● **THE REQUEST**:
Of the records that follow, copy only the lines from the line containing "Clone this chart in Plotly." to the line containing "import plotly.graph_objects as go", both included, exactly as written.

● **DATA PROVIDED**:
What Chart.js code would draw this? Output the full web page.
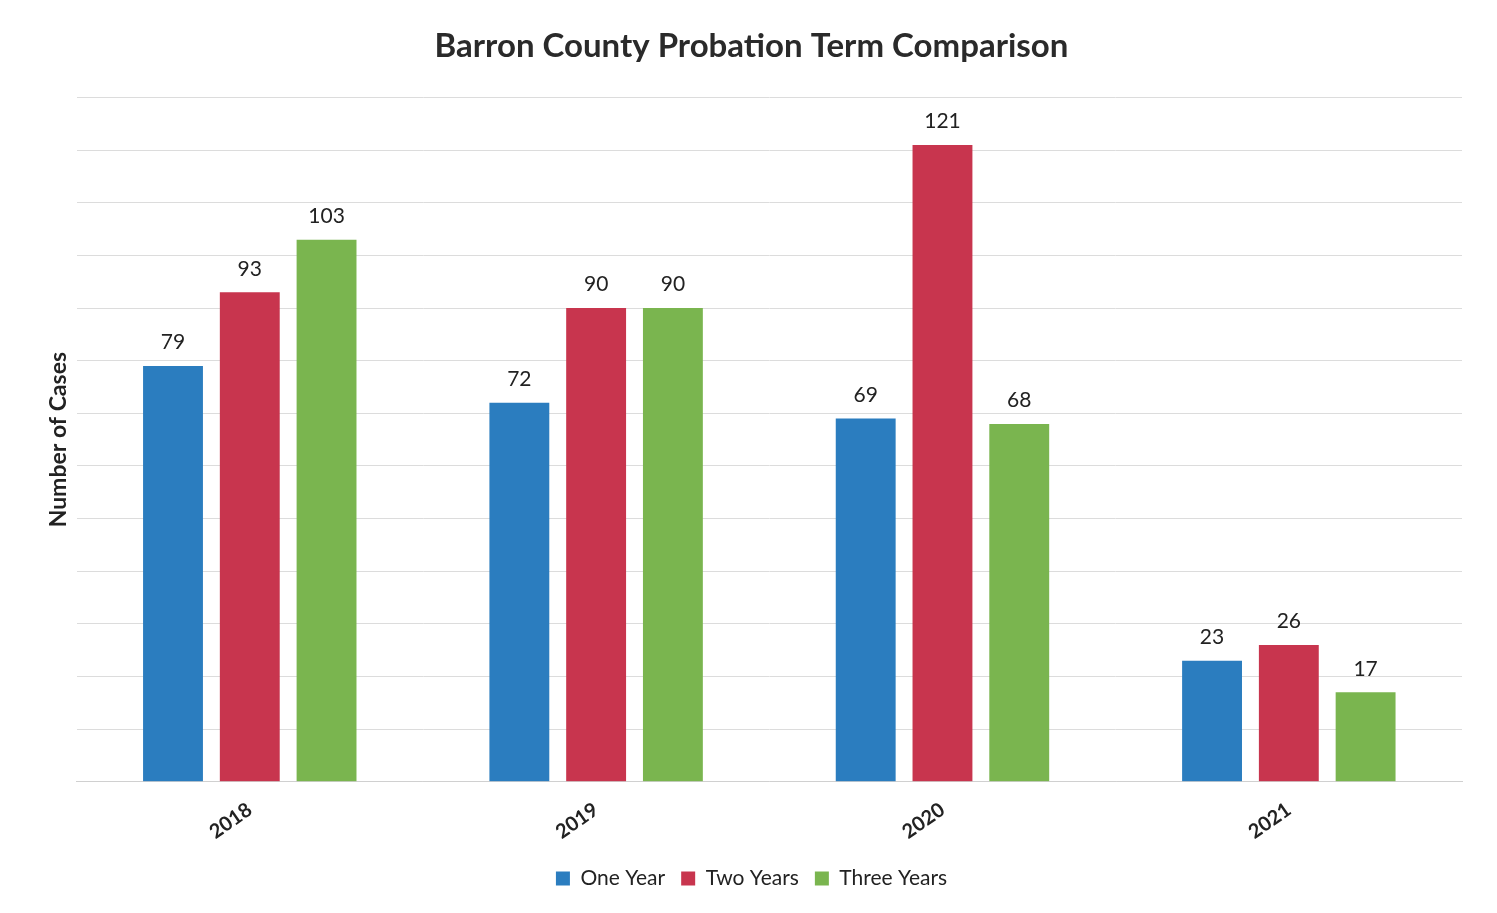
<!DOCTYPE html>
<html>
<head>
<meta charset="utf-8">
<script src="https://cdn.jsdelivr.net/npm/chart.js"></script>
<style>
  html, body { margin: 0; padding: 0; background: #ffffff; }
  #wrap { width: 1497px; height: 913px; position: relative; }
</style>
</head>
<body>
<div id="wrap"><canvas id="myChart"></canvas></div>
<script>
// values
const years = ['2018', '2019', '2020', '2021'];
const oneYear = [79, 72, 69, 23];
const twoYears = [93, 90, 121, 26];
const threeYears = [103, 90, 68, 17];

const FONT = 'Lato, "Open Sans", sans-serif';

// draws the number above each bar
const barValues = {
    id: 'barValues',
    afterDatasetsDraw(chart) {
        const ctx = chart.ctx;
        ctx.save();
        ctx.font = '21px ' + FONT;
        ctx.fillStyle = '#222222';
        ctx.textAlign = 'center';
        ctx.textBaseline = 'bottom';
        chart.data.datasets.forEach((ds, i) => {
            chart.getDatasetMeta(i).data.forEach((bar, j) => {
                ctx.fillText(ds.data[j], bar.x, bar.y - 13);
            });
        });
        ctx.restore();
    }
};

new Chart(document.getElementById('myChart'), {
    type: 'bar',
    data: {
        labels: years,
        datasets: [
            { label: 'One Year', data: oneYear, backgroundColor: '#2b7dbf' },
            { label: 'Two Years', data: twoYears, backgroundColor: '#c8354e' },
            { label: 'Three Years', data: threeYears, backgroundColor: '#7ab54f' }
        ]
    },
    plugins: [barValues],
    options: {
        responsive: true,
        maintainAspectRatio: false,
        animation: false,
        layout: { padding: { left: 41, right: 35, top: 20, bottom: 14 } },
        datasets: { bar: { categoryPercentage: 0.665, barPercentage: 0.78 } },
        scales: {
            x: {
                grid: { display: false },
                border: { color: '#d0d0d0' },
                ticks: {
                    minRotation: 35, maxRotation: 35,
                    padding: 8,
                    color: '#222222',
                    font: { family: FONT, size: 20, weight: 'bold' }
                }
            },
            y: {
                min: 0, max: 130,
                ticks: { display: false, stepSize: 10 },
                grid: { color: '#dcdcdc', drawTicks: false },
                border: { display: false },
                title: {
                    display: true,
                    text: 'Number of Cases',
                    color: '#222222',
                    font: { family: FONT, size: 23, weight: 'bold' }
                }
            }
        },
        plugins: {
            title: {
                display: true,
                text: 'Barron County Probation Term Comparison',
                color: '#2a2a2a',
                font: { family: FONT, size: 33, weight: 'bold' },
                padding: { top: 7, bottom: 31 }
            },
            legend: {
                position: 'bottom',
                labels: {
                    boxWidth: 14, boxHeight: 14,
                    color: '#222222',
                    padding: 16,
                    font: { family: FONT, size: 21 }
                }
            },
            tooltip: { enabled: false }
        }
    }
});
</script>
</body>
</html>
==
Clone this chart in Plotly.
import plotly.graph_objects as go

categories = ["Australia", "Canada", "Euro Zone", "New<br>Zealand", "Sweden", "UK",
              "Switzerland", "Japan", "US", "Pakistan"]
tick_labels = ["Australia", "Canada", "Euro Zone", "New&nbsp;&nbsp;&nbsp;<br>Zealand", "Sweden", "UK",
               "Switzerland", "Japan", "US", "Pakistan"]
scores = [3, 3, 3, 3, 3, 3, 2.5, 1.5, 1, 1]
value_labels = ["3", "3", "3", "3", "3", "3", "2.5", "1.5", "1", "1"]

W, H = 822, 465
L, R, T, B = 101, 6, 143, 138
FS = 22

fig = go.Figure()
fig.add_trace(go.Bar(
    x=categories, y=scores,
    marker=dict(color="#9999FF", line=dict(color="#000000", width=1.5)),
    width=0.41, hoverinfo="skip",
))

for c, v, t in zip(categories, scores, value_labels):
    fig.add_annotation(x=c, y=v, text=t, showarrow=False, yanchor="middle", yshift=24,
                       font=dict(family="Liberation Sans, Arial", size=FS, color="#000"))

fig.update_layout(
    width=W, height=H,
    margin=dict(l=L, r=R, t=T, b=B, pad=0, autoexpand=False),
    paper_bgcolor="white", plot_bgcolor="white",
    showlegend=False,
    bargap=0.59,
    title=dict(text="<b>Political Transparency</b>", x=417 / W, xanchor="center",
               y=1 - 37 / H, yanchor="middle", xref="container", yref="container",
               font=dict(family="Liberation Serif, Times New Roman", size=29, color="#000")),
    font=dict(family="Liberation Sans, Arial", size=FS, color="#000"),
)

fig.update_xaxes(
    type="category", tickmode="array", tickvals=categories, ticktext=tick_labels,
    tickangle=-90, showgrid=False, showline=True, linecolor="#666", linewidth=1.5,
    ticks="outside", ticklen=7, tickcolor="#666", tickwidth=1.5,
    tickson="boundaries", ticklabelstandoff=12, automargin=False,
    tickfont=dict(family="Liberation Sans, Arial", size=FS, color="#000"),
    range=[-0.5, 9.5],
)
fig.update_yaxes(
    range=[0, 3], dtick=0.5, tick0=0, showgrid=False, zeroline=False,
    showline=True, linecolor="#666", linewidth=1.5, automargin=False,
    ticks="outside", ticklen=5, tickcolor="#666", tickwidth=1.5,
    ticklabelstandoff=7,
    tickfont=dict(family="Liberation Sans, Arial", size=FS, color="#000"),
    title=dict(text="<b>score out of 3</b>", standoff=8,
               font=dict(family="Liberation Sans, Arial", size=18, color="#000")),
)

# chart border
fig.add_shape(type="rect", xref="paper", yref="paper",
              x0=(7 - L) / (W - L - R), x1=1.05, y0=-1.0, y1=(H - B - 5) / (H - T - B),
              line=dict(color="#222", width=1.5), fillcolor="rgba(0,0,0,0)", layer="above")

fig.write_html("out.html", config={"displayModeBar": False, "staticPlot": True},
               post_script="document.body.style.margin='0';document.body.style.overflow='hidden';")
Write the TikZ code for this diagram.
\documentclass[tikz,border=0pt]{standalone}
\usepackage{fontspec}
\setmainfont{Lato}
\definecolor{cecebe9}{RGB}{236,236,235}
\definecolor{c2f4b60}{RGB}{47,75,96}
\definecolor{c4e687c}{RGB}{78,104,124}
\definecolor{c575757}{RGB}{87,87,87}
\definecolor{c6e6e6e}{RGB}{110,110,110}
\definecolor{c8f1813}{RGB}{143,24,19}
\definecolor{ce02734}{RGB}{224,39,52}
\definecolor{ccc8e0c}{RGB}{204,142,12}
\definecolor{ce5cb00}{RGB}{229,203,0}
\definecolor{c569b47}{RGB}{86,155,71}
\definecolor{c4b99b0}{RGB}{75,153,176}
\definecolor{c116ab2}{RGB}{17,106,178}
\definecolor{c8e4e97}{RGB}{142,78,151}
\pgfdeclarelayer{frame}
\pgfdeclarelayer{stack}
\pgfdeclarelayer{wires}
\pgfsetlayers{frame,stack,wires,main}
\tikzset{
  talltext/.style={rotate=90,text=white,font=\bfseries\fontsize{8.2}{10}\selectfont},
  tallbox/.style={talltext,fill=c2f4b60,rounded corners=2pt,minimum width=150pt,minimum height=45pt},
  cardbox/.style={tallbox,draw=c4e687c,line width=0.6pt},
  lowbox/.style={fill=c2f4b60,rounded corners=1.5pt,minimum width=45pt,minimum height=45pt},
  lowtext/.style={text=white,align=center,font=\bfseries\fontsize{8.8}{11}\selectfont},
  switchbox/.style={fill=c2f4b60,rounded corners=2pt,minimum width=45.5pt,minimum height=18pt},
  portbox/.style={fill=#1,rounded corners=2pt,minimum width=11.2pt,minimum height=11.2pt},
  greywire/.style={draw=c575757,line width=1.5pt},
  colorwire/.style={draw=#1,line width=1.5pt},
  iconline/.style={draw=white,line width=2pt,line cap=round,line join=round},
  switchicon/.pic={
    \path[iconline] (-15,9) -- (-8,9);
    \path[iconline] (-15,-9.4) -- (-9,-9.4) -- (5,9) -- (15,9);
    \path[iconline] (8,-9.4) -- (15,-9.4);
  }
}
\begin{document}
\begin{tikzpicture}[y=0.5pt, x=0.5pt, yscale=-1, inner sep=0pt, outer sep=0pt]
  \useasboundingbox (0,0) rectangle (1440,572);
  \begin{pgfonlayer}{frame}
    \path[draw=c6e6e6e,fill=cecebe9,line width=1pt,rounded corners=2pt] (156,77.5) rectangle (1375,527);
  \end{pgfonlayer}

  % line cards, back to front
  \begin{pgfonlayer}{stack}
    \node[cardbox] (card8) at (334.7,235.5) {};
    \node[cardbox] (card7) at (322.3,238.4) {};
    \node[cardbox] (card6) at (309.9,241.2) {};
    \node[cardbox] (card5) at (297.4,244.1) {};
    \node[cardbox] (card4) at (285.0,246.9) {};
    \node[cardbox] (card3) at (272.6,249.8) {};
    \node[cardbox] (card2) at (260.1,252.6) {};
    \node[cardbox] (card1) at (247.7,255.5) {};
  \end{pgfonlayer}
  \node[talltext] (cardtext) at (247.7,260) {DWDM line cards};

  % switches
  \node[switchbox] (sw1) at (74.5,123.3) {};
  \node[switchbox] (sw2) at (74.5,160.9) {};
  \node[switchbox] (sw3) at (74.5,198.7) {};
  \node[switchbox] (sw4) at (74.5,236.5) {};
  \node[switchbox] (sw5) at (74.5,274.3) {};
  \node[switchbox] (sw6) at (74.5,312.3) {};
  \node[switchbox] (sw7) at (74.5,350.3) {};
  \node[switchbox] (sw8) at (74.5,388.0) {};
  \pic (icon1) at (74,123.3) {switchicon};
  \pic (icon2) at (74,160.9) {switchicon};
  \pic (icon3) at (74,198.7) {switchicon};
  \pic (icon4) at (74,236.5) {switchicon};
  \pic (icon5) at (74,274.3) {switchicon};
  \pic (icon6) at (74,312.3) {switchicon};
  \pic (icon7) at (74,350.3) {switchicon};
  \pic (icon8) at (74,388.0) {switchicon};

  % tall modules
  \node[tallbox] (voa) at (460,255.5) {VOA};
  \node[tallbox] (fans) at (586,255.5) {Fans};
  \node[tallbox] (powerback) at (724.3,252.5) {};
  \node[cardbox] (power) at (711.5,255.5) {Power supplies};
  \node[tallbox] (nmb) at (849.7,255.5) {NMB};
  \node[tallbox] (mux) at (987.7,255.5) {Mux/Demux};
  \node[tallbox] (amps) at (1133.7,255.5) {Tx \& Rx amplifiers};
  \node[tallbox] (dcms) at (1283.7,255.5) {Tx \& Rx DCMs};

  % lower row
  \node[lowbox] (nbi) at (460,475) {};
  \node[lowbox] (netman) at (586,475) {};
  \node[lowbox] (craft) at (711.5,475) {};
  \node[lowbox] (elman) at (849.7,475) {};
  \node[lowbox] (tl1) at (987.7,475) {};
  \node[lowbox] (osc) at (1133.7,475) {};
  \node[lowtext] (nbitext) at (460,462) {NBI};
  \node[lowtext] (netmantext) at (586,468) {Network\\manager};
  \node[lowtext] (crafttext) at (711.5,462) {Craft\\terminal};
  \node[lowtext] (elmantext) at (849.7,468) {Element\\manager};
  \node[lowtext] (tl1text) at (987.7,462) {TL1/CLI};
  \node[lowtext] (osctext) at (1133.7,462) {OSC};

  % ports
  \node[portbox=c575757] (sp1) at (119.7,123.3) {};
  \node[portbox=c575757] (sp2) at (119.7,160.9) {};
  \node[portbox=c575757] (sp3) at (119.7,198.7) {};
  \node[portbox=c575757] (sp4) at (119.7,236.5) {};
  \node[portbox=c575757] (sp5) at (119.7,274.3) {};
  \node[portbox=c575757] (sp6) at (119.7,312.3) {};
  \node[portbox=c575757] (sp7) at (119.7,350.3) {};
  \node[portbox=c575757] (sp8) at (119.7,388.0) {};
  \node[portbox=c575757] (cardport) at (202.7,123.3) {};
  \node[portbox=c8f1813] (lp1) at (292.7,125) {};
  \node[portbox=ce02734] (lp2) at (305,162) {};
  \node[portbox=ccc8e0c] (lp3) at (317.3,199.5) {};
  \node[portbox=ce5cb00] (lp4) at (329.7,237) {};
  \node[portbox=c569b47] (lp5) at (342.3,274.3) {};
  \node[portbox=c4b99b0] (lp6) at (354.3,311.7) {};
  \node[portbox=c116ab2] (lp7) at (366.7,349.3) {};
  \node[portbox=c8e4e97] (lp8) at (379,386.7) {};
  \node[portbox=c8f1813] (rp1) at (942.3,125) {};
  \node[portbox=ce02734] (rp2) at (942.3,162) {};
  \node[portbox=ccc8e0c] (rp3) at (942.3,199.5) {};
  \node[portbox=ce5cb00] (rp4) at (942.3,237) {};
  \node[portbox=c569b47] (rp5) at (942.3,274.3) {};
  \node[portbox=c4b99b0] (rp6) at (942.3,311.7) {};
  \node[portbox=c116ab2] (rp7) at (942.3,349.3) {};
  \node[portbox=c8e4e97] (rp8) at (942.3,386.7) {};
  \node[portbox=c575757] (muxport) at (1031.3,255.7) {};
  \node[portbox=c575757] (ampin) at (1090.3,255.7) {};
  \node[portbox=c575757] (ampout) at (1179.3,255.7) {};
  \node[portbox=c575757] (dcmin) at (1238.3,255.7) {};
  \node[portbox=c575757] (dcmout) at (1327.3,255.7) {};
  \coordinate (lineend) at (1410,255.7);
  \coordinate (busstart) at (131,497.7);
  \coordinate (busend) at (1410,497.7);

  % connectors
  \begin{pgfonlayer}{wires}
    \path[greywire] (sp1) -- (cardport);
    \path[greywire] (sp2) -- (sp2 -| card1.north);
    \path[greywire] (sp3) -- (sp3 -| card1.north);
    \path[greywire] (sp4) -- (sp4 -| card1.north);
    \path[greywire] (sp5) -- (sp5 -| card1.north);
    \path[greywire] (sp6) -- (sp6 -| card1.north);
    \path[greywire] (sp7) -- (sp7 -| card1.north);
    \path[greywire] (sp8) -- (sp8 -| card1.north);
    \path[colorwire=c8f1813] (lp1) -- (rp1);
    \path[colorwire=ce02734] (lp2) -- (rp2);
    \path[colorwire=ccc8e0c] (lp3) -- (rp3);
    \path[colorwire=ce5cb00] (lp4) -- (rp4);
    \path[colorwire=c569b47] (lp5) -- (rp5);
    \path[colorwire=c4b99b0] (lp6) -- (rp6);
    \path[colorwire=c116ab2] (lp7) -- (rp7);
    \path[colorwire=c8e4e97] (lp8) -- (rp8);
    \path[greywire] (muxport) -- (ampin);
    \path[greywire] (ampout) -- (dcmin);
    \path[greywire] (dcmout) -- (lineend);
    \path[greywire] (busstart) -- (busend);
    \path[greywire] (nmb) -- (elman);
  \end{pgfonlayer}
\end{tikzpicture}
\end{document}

● **RESPONSE BELOW**:
Clone this chart in Plotly.
import plotly.graph_objects as go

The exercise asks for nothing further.